In a society whose elite valued education and faith, Adams became a dinner and house-party star. In this era of slow travel, the stay of a house guest was often extended. Special guests, who could enliven the household conversation, were often invited by the wealthy to stay for several weeks or months. The practice was especially beneficial to women, who could thus receive social and intellectual enrichment within the walls of their own and others’ homes. Adams’s wide knowledge made her a staple in liberal New England’s social whirl. She even enjoyed a two-week stay at the home of her distant cousin, John Adams, second President of the United States.
“Miss Adams” fulfilled her professional ambitions, but did not challenge the customs which barred women from attending or teaching at Harvard or any other New England university. She succeeded, rather, through personal relations with the affluent. Founders of the Boston Atheneum, for example, allowed her to use the library as a visitor, though they would not admit women to membership. Hence her career opened no doors for other women. Challenged about her conservative strategy, Adams responded that as an unmarried woman with a father and sister to help support, she had to give priority to personal duties. She was cherished by affluent New England women as an embodiment of the benefits of permitting female equality in higher education. During Adams’s later years admirers established an annuity for her support.
Despite troubles with her eyesight and sorrow, Adams lived a long, happy and productive life. Her later works included History of the Jews, 1812; Letters on the Gospels, 1824; and A Dictionary of All Religions and Religious Denominations, 1817, the final edition of her first work. She died in Brookline, Massachusetts and was buried in the prestigious new Mt. Auburn Cemetery in Cambridge.

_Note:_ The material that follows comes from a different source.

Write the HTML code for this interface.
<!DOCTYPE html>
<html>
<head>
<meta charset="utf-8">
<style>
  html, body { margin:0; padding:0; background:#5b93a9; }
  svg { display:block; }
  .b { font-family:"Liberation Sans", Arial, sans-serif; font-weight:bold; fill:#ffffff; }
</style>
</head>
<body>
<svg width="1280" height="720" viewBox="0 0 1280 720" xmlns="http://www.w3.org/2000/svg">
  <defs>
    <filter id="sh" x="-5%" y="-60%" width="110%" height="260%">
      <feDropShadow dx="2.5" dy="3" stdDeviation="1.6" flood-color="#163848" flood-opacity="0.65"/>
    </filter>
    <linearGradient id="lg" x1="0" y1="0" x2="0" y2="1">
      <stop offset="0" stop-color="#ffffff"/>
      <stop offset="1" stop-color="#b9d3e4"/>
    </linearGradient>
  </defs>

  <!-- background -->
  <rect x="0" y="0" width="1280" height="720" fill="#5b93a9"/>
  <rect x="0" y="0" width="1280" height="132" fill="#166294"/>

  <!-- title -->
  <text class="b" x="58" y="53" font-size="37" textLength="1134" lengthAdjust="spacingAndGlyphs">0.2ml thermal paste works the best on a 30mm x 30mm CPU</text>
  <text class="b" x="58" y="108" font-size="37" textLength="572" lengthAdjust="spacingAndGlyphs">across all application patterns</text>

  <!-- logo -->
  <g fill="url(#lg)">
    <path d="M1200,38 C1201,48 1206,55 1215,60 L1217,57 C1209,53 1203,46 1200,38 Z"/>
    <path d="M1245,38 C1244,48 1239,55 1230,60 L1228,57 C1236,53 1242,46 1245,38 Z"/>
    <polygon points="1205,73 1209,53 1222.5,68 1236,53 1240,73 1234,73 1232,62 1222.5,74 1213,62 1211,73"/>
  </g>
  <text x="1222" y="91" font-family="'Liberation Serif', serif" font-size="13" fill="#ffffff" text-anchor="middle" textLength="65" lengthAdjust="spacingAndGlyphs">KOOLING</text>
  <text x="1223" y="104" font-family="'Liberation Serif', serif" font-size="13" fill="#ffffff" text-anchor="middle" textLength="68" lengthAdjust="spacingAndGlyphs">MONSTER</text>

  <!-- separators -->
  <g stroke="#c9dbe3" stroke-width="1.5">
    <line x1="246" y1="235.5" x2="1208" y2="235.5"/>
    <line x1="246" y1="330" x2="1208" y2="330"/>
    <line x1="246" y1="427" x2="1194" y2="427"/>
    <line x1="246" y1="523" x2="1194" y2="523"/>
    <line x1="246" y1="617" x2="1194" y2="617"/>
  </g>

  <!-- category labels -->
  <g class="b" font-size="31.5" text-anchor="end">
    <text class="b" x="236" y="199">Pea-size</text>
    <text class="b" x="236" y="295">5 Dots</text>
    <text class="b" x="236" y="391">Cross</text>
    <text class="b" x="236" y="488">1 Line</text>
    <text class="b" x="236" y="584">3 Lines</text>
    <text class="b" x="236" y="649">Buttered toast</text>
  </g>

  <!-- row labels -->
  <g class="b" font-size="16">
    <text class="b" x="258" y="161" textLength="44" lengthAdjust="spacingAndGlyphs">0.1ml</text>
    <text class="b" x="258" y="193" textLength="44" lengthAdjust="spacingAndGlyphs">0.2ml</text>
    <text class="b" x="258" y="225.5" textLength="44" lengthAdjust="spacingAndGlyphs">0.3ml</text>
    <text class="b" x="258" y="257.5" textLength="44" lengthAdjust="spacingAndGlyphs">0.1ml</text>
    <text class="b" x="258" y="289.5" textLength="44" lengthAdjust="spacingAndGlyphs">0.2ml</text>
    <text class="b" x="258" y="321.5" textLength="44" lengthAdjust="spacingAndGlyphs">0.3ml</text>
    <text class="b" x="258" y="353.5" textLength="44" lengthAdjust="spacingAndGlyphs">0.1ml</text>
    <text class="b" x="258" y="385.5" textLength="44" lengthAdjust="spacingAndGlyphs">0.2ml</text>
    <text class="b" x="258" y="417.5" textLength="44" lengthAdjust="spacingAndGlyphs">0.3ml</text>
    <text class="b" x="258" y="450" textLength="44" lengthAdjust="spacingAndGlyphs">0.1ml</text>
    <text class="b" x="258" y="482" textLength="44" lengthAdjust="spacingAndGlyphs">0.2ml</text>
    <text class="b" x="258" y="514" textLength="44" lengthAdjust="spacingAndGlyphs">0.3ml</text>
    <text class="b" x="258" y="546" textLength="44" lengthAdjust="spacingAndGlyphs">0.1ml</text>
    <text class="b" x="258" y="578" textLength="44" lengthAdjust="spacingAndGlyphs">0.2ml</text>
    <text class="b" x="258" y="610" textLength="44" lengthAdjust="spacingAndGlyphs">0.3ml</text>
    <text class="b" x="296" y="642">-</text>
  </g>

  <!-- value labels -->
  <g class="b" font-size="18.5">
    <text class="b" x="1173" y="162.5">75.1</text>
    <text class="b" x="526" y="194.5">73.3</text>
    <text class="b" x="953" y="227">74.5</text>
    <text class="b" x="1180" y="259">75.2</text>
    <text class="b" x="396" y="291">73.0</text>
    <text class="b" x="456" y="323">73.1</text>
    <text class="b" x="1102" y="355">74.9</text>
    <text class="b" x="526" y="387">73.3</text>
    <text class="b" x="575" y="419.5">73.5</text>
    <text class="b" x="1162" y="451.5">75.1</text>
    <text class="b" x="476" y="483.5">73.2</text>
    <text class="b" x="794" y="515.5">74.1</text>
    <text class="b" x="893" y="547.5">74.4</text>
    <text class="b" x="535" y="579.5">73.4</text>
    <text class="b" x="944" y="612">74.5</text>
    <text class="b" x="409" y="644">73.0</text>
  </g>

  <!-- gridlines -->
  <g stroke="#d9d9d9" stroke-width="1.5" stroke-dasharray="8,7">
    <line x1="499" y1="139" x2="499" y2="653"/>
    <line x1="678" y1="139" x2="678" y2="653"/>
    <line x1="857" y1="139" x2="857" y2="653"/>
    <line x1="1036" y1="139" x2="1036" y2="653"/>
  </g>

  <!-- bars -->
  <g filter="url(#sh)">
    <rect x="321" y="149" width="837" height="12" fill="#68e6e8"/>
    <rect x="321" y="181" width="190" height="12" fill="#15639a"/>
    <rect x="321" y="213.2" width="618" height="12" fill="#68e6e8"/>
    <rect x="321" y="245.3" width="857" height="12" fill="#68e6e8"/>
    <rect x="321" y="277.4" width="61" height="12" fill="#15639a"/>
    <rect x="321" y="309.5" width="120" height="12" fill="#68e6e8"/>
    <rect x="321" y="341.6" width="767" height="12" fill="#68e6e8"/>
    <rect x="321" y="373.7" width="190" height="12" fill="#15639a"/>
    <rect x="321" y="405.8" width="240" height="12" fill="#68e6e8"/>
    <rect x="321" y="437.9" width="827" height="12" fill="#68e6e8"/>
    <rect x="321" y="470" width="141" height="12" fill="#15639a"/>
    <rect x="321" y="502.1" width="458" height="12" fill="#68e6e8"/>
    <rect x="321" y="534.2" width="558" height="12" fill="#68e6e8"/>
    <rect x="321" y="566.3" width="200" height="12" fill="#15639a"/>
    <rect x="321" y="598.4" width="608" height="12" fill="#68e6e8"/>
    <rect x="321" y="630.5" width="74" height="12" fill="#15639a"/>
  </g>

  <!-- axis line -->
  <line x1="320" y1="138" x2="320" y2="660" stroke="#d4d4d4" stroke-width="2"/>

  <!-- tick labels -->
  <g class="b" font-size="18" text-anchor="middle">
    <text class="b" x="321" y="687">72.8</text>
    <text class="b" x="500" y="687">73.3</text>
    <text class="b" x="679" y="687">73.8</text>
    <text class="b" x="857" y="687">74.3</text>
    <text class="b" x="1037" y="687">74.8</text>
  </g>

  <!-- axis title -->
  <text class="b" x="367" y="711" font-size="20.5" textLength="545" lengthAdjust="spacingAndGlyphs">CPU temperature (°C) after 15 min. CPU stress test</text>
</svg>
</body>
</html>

Her contemporaries in religious scholarship respected Adams’s highly collaborative process for getting and refining information, her persistence in research and her well articulated theories. Succeeding generations kept all her books in print except the Dictionary, causing an unfortunate truncation of her reputation. In recent years her contribution to the field of comparative religion has again received scholarly attention.
Adams’s papers can be found in the Hannah Adams Papers at the Massachusetts Historical Society in Boston, Massachusetts and at the Schlesinger Library, Radcliffe College in Cambridge, Massachusetts. Among the items at the Massachusetts Historical Society is the journal of Rev. John Pierce of Brookline, which contains an excellent contemporary record of Adams. Her autobiography is A Memoir of Miss Hannah Adams, Written by Herself. With Additional Notices by a Friend (1832). Information on her legal battle with Morse is contained in Jedidiah Morse, An Appeal to the Public (1814); Hannah Adams, A Narrative of the Controversy between the Rev. Jedidiah Morse, D. D., and the Author (1814); and Sidney E. Morse, Remarks on the Controversy between Doctor Morse and Miss Adams (1814). A Dictionary of All Religions and Religious Denominations (1817) has been reprinted in 1992 with an introduction by Thomas Tweed, “Hannah Adams’s Survey of the Religious Landscape.” The history writing of Adams is briefly treated in Michael Kraus and Davis Joyce, The Writing of American History (1985). Among short articles on Adams are Conrad C. Wright, “Adams, Hannah,” Notable American Women 1607-1950 (1971); Carol Berkin, “Adams, Hannah,” American National Biography (1999); and Elizabeth Curtiss, “Hannah Adams: Biographical Sketch,” in Dorothy Emerson, ed., Standing Before Us (2000).